As the adult, white, middle-class male became increasingly defined as a breadwinner, an expanding consumer economy provided him with a somber uniform—a plain, dark, three-piece suit—that represented hard work, thrift, sobriety, and economic advancement. During the 1840s the business suit became institutionalized, reflecting the new masculine ideal of “solid integrity and economic reliability” (Langner, 191). According to nineteenth-century gender dictates, men's dress served practical rather than decorative purposes, and fashion-conscious men appeared to undermine accepted notions of men as workers and providers by entering the “feminine” realm of sensuality, adornment, and consumption. Yet men evidently remained interested in stylistic flourishes. The author Harriet Beecher Stowe noted in 1865 that men's clothes, like women's apparel, “have as many fine, invisible points of fashion, and their fashions change quite as often; and they have as many knick-knacks with their studs and their sleeve-buttons and waistcoat buttons, their scarves and scarf-pins, their watch-chains and seals and sealrings” (Stowe, 174).

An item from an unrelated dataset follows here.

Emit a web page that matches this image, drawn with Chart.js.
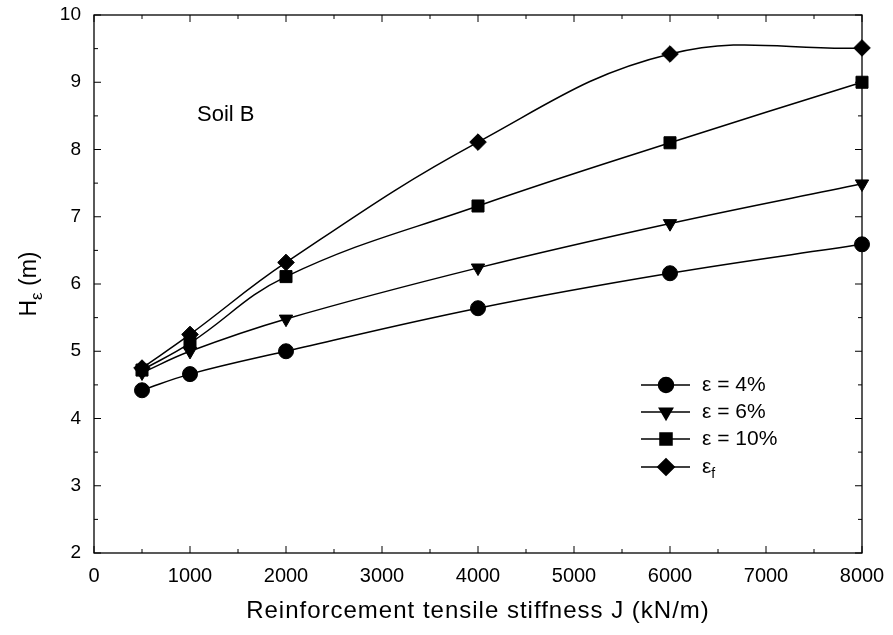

By the late nineteenth century, many middle-class men feared that industrialization, urbanization, and the growth of white-collar office work produced overcivilization and feminization. In response, they increasingly looked to the business suit to assert an image of masculine strength and power. Most men adopted the outfit, and those that did not risked being seen as unattractive, unmanly, or effeminate. Despite variations over subsequent decades, the suit remained a staple in defining middle-class men's economic roles and identities through the twentieth century and into the twenty-first century. Meanwhile, many working-class men considered the suit to be a symbol of genteel effeminacy, and they rejected it as not being compatible with their identities as laborers.
During the twentieth century, male fashion and its relation to masculinity were increasingly shaped by three important developments: (1) the expansion of leisure activity, particularly sports, in male experience and identity; (2) the growing importance of body-centered ideals of manliness; and (3) the ongoing expansion of a consumer culture. Manufacturers began producing clothing intended for leisure pursuits and used the emerging advertising industry to create markets for new fashions in such publications as Gentlemen's Quarterly (established in 1928) and Esquire (established in 1933).